§ **Given instruction**:
Leaving out all pictures, copy exactly the lines from the one containing "Clone this chart in matplotlib." down to the one containing "0.844, 0.874, 0.886, 0.877, 0.849, 0.80, 0.741, 0.675]", both of them included.

§ **Records provided**:
────────────────────
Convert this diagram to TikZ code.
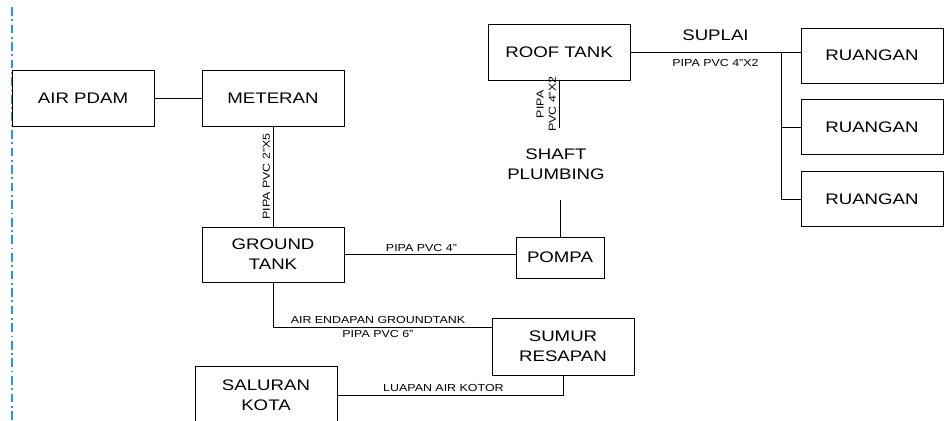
\documentclass[tikz,border=0pt]{standalone}
\usepackage{fontspec}
\setmainfont{Liberation Sans}[FakeStretch=1.22, Ligatures=ResetAll]
\usepackage{tikz}
\usepackage{xcolor}
\usetikzlibrary{positioning}

\newcommand{\boxfont}{\fontsize{8.7}{11.4}\selectfont}
\newcommand{\pipefont}{\fontsize{5.8}{7}\selectfont}
\definecolor{marginblue}{RGB}{40,150,230}

\begin{document}
\begin{tikzpicture}[
x=0.02cm, y=-0.02cm,
node distance=0.32cm,
block/.style={draw, line width=0.5pt, minimum width=2.84cm, minimum height=1.12cm, align=center, font=\boxfont, inner sep=1pt},
pipe/.style={line width=0.5pt},
lbl/.style={font=\pipefont, inner sep=1.5pt, align=center}
]
\clip (0,0) rectangle (944,421);
\draw[marginblue, line width=0.6pt, dash pattern=on 5pt off 2pt on 1pt off 2pt] (12,7) -- (12,421);

\node[block] (pdam) at (83,98) {AIR PDAM};
\node[block] (meteran) at (273,98) {METERAN};
\node[block, minimum height=1.1cm] (ground) at (273,254.5) {GROUND\\TANK};
\node[block, minimum width=1.76cm, minimum height=0.82cm] (pompa) at (560,257.5) {POMPA};
\node[block, minimum height=1.14cm] (sumur) at (563,346.5) {SUMUR\\RESAPAN};
\node[block, minimum height=1.16cm] (saluran) at (266,395) {SALURAN\\KOTA};
\node[block] (roof) at (559,52) {ROOF TANK};
\node[font=\boxfont, align=center, inner ysep=0.4cm] (shaft) at (556,164) {SHAFT\\PLUMBING};
\node[block, minimum height=1.1cm] (r1) at (872,55.5) {RUANGAN};
\node[block, minimum height=1.1cm, below=of r1] (r2) {RUANGAN};
\node[block, minimum height=1.1cm, below=of r2] (r3) {RUANGAN};
\coordinate (tee) at (781,52);

\draw[pipe] (pdam) -- (meteran);
\draw[pipe] (meteran) -- node[lbl, rotate=90, above] {PIPA PVC 2"X5} (ground);
\draw[pipe] (ground.east) -- node[lbl, pos=0.45, above] {PIPA PVC 4"} (ground.east -| pompa.west);
\draw[pipe] (ground.south) |- node[lbl, pos=0.74, above] {AIR ENDAPAN GROUNDTANK} node[lbl, pos=0.74, below] {PIPA PVC 6"} ([yshift=0.39cm]sumur.west);
\draw[pipe] (sumur.south) |- node[lbl, pos=0.765, above] {LUAPAN AIR KOTOR} (saluran.east);
\draw[pipe] (roof.south) -- node[lbl, rotate=90, above] {PIPA\\PVC 4"X2} (roof.south |- shaft.north);
\draw[pipe] (shaft.south -| pompa.north) -- (pompa);
\draw[pipe] (roof.east) -- node[font=\boxfont, above=0.1cm] {SUPLAI} node[lbl, below=0.08cm] {PIPA PVC 4"X2} (roof.east -| r1.west);
\draw[pipe] (tee) |- (r3.west);
\draw[pipe] (tee |- r2.west) -- (r2.west);
\end{tikzpicture}
\end{document}
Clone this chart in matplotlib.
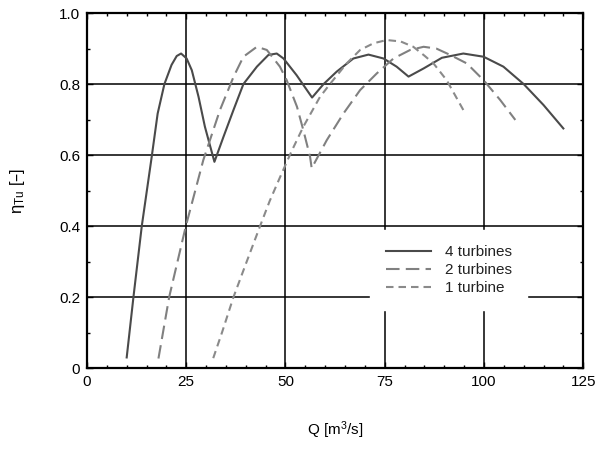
import matplotlib
matplotlib.use("Agg")
import matplotlib.pyplot as plt
from matplotlib.ticker import MultipleLocator, FixedLocator

plt.rcParams['font.family'] = ['Liberation Sans', 'DejaVu Sans']
plt.rcParams['mathtext.default'] = 'regular'

# 4 turbines
q4 = [10, 11.7, 13.8, 16.3, 17.8, 19.5, 21.3, 22.6, 23.7, 25.1, 26.4, 28.1, 29.7, 32.1,
      34.4, 36.9, 39.4, 42.8, 45.7, 47.8, 49.5, 52.8, 56.7, 59.6, 62.9, 67.1, 70.9, 74.7, 78.0, 81.0,
      84.8, 89.4, 94.8, 99.9, 104.9, 110, 115, 120]
e4 = [0.03, 0.2, 0.4, 0.595, 0.717, 0.80, 0.854, 0.879, 0.886, 0.872, 0.839, 0.764, 0.68, 0.581,
      0.652, 0.727, 0.80, 0.849, 0.882, 0.886, 0.872, 0.825, 0.762, 0.80, 0.835, 0.872, 0.883, 0.872, 0.849, 0.821,
      0.844, 0.874, 0.886, 0.877, 0.849, 0.80, 0.741, 0.675]

# 2 turbines
q2 = [18, 20.7, 24.9, 27.2, 29.3, 33.5, 36.9, 39.4, 42.8, 45.3, 48.6, 50.3, 52.9, 54.5, 56.2,
      56.6, 60.4, 64.6, 68.8, 73.0, 77.2, 81.4, 84.8, 88, 91.5, 95.7, 99.9, 104.1, 107.9]
e2 = [0.027, 0.2, 0.4, 0.497, 0.586, 0.727, 0.82, 0.877, 0.905, 0.896, 0.849, 0.811, 0.736, 0.670, 0.595,
      0.563, 0.642, 0.717, 0.783, 0.830, 0.872, 0.896, 0.905, 0.90, 0.882, 0.858, 0.811, 0.755, 0.699]

# 1 turbine
q1 = [31.8, 34, 36.9, 40, 43.6, 46, 48.6, 51.5, 54.5, 58.7, 61.2, 65.4, 68.8, 72.2, 75.5,
      79, 82.2, 85, 87.3, 90.6, 94.8]
e1 = [0.028, 0.10, 0.2, 0.293, 0.4, 0.47, 0.537, 0.61, 0.68, 0.764, 0.80, 0.858, 0.896, 0.915, 0.924,
      0.92, 0.905, 0.88, 0.858, 0.811, 0.727]

labels = ['4 turbines', '2 turbines', '1 turbine']
xticks = [0, 25, 50, 75, 100, 125]
yticks = [0, 0.2, 0.4, 0.6, 0.8, 1.0]
yticklabels = ['0', '0.2', '0.4', '0.6', '0.8', '1.0']

fig = plt.figure(figsize=(6, 4.5), dpi=100)
ax = fig.add_axes([0.145, 0.182, 0.827, 0.789])

ax.plot(q4, e4, color='#4a4a4a', lw=1.5, label=labels[0], zorder=3)
ax.plot(q2, e2, color='#808080', lw=1.5, dashes=(6.5, 3.0), label=labels[1], zorder=3)
ax.plot(q1, e1, color='#8a8a8a', lw=1.5, dashes=(3.6, 2.4), label=labels[2], zorder=3)

ax.set_xlim(0, 125)
ax.set_ylim(0, 1.0)
ax.xaxis.set_major_locator(FixedLocator(xticks))
ax.yaxis.set_major_locator(FixedLocator(yticks))
ax.set_yticklabels(yticklabels)
ax.xaxis.set_minor_locator(MultipleLocator(5))
ax.yaxis.set_minor_locator(MultipleLocator(0.1))
ax.tick_params(which='both', direction='in', top=True, right=True, labelsize=11, colors='black')
ax.tick_params(which='major', length=4, width=1, pad=5)
ax.tick_params(which='minor', length=2.5, width=1)
ax.grid(True, which='major', color='black', lw=1.1)
ax.set_axisbelow(True)
for s in ax.spines.values():
    s.set_linewidth(1.6)

ax.set_xlabel('Q [m$^3$/s]', fontsize=11, labelpad=22)
ax.set_ylabel(r'$\eta_{Tu}$ [–]', fontsize=12)
ax.yaxis.set_label_coords(-0.12, 0.5)

leg = ax.legend(loc='lower left', bbox_to_anchor=(0.571, 0.163), borderaxespad=0,
                frameon=True, fancybox=False, framealpha=1, facecolor='white', edgecolor='white',
                fontsize=11, handlelength=3.0, handletextpad=0.9, labelspacing=0.25, borderpad=1.0)
leg.set_zorder(5)
for t in leg.get_texts():
    t.set_color('#222222')

fig.savefig('out.png', dpi=100)
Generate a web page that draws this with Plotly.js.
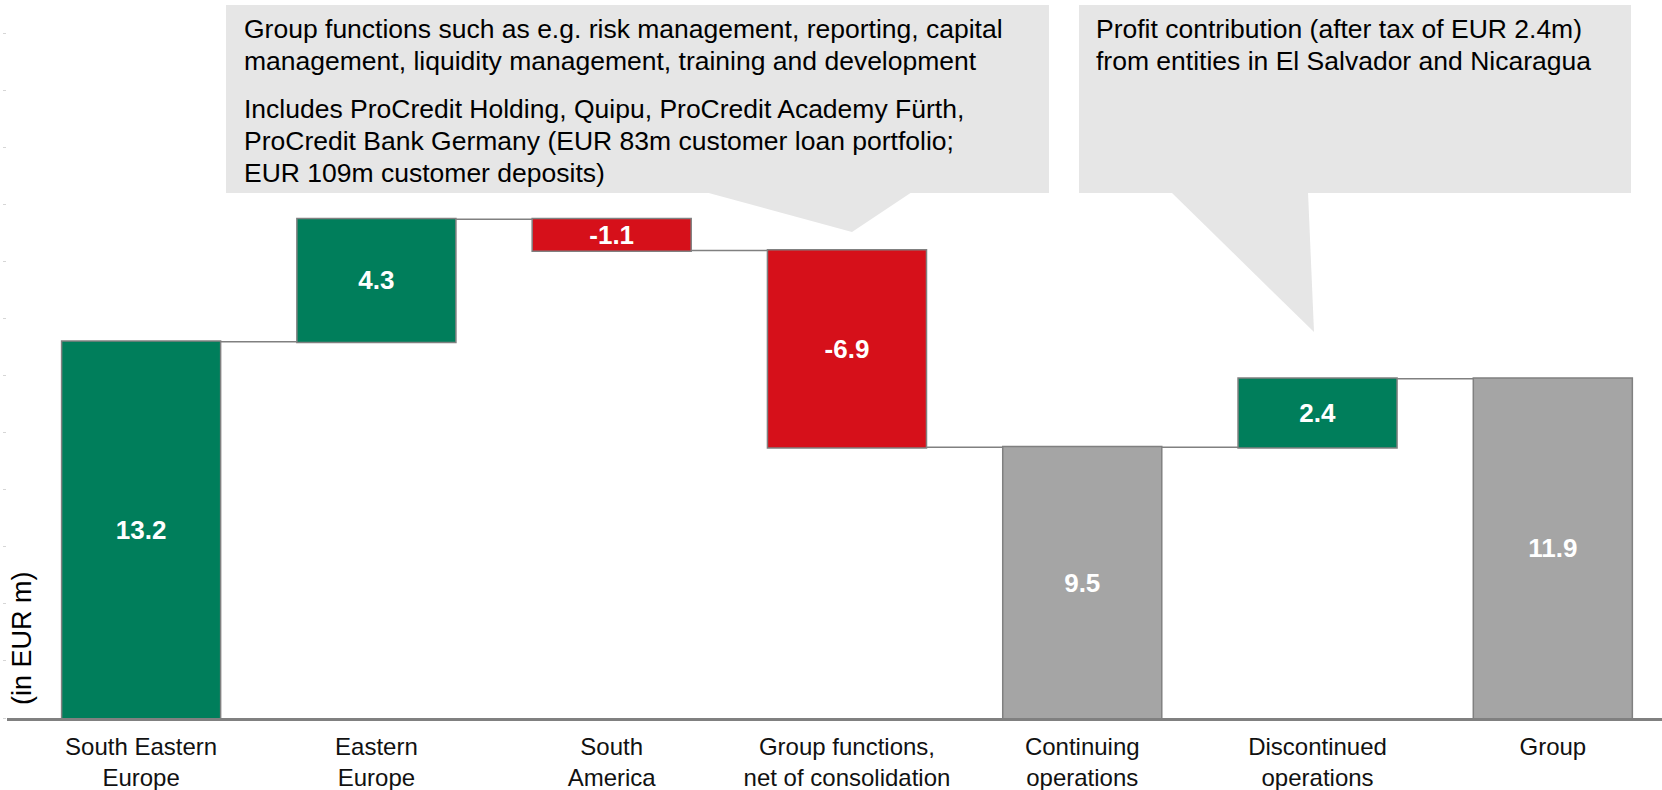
<!DOCTYPE html>
<html>
<head>
<meta charset="utf-8">
<script src="https://cdn.plot.ly/plotly-3.0.1.min.js"></script>
<style>body{margin:0;background:#fff}</style>
</head>
<body>
<div id="chart" style="width:1662px;height:790px"></div>
<script>
var categories = ['South Eastern<br>Europe', 'Eastern<br>Europe', 'South<br>America',
  'Group functions,<br>net of consolidation', 'Continuing<br>operations',
  'Discontinued<br>operations', 'Group'];
var values = [13.2, 4.3, -1.1, -6.9, 0, 2.4, 0];
var measures = ['relative', 'relative', 'relative', 'relative', 'total', 'relative', 'total'];

var leftNote = [
  'Group functions such as e.g. risk management, reporting, capital',
  'management, liquidity management, training and development',
  'Includes ProCredit Holding, Quipu, ProCredit Academy Fürth,',
  'ProCredit Bank Germany (EUR 83m customer loan portfolio;',
  'EUR 109m customer deposits)'
];
var rightNote = [
  'Profit contribution (after tax of EUR 2.4m)',
  'from entities in El Salvador and Nicaragua'
];

// bar labels: relative steps show the step, totals show the running sum
var labels = [];
var run = 0;
for (var i = 0; i < values.length; i++) {
  if (measures[i] == 'total') {
    labels.push(run.toFixed(1));
  } else {
    run += values[i];
    labels.push(values[i].toFixed(1));
  }
}

var green = '#007E5B';
var red = '#D6101A';
var grey = '#A5A5A5';
var edge = '#808080';
var font = 'Liberation Sans, Arial, sans-serif';
var noteSize = 26.5;

// page pixels -> paper coords (plot area: x 7..1662, y 0..718)
var W = 1655, H = 718;
function px(x) { return (x - 7) / W; }
function py(y) { return (H - y) / H; }

var trace = {
  type: 'waterfall',
  x: categories,
  y: values,
  measure: measures,
  text: labels,
  textposition: 'inside',
  insidetextanchor: 'middle',
  constraintext: 'none',
  textfont: {family: font, size: 26, color: '#ffffff', weight: 700},
  increasing: {marker: {color: green, line: {color: edge, width: 1.5}}},
  decreasing: {marker: {color: red, line: {color: edge, width: 1.5}}},
  totals: {marker: {color: grey, line: {color: edge, width: 1.5}}},
  connector: {mode: 'between', line: {color: edge, width: 1.5}},
  hoverinfo: 'skip',
  cliponaxis: false
};

var annotations = [];
var leftBase = [38, 70, 118, 150, 182];
for (var i = 0; i < leftNote.length; i++) {
  annotations.push({
    xref: 'paper', yref: 'paper', x: px(242), y: py(leftBase[i] - 9),
    xanchor: 'left', yanchor: 'middle', showarrow: false,
    text: leftNote[i], font: {family: font, size: noteSize, color: '#000000'}
  });
}
var rightBase = [38, 70];
for (var i = 0; i < rightNote.length; i++) {
  annotations.push({
    xref: 'paper', yref: 'paper', x: px(1094), y: py(rightBase[i] - 9),
    xanchor: 'left', yanchor: 'middle', showarrow: false,
    text: rightNote[i], font: {family: font, size: noteSize, color: '#000000'}
  });
}
annotations.push({
  xref: 'paper', yref: 'paper', x: px(22), y: py(638),
  xanchor: 'center', yanchor: 'middle', showarrow: false, textangle: -90,
  text: '(in EUR m)', font: {family: font, size: 27, color: '#000000'}
});

var boxFill = '#E6E6E6';
var shapes = [
  {type: 'rect', xref: 'paper', yref: 'paper', x0: px(226), x1: px(1049), y0: py(193), y1: py(5),
   fillcolor: boxFill, line: {width: 0}},
  {type: 'path', xref: 'paper', yref: 'paper',
   path: 'M' + px(705) + ',' + py(192) + ' L' + px(852) + ',' + py(232) + ' L' + px(912) + ',' + py(192) + ' Z',
   fillcolor: boxFill, line: {width: 0}},
  {type: 'rect', xref: 'paper', yref: 'paper', x0: px(1079), x1: px(1631), y0: py(193), y1: py(5),
   fillcolor: boxFill, line: {width: 0}},
  {type: 'path', xref: 'paper', yref: 'paper',
   path: 'M' + px(1171) + ',' + py(192) + ' L' + px(1314) + ',' + py(332) + ' L' + px(1308) + ',' + py(192) + ' Z',
   fillcolor: boxFill, line: {width: 0}}
];

var layout = {
  width: 1662,
  height: 790,
  margin: {l: 7, r: 0, t: 0, b: 72},
  paper_bgcolor: '#ffffff',
  plot_bgcolor: '#ffffff',
  showlegend: false,
  waterfallgap: 0.324,
  font: {family: font, color: '#111111'},
  xaxis: {
    type: 'category',
    range: [-0.57, 6.464],
    showgrid: false,
    zeroline: false,
    showline: true,
    linecolor: edge,
    linewidth: 3,
    ticks: '',
    ticklabelstandoff: 5,
    tickfont: {family: font, size: 24, color: '#111111'},
    fixedrange: true
  },
  yaxis: {
    range: [0, 25.19],
    showgrid: false,
    zeroline: false,
    showline: false,
    showticklabels: false,
    ticks: 'outside',
    ticklen: 3,
    tickwidth: 1,
    tickcolor: '#d6d6d6',
    dtick: 2,
    fixedrange: true
  },
  annotations: annotations,
  shapes: shapes
};

Plotly.newPlot('chart', [trace], layout, {displayModeBar: false, staticPlot: true});
</script>
</body>
</html>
────────────────────
§ **Response to the task**:
Clone this chart in matplotlib.
import matplotlib
matplotlib.use("Agg")
import matplotlib.pyplot as plt
from matplotlib.ticker import MultipleLocator, FixedLocator

plt.rcParams['font.family'] = ['Liberation Sans', 'DejaVu Sans']
plt.rcParams['mathtext.default'] = 'regular'

# 4 turbines
q4 = [10, 11.7, 13.8, 16.3, 17.8, 19.5, 21.3, 22.6, 23.7, 25.1, 26.4, 28.1, 29.7, 32.1,
      34.4, 36.9, 39.4, 42.8, 45.7, 47.8, 49.5, 52.8, 56.7, 59.6, 62.9, 67.1, 70.9, 74.7, 78.0, 81.0,
      84.8, 89.4, 94.8, 99.9, 104.9, 110, 115, 120]
e4 = [0.03, 0.2, 0.4, 0.595, 0.717, 0.80, 0.854, 0.879, 0.886, 0.872, 0.839, 0.764, 0.68, 0.581,
      0.652, 0.727, 0.80, 0.849, 0.882, 0.886, 0.872, 0.825, 0.762, 0.80, 0.835, 0.872, 0.883, 0.872, 0.849, 0.821,
      0.844, 0.874, 0.886, 0.877, 0.849, 0.80, 0.741, 0.675]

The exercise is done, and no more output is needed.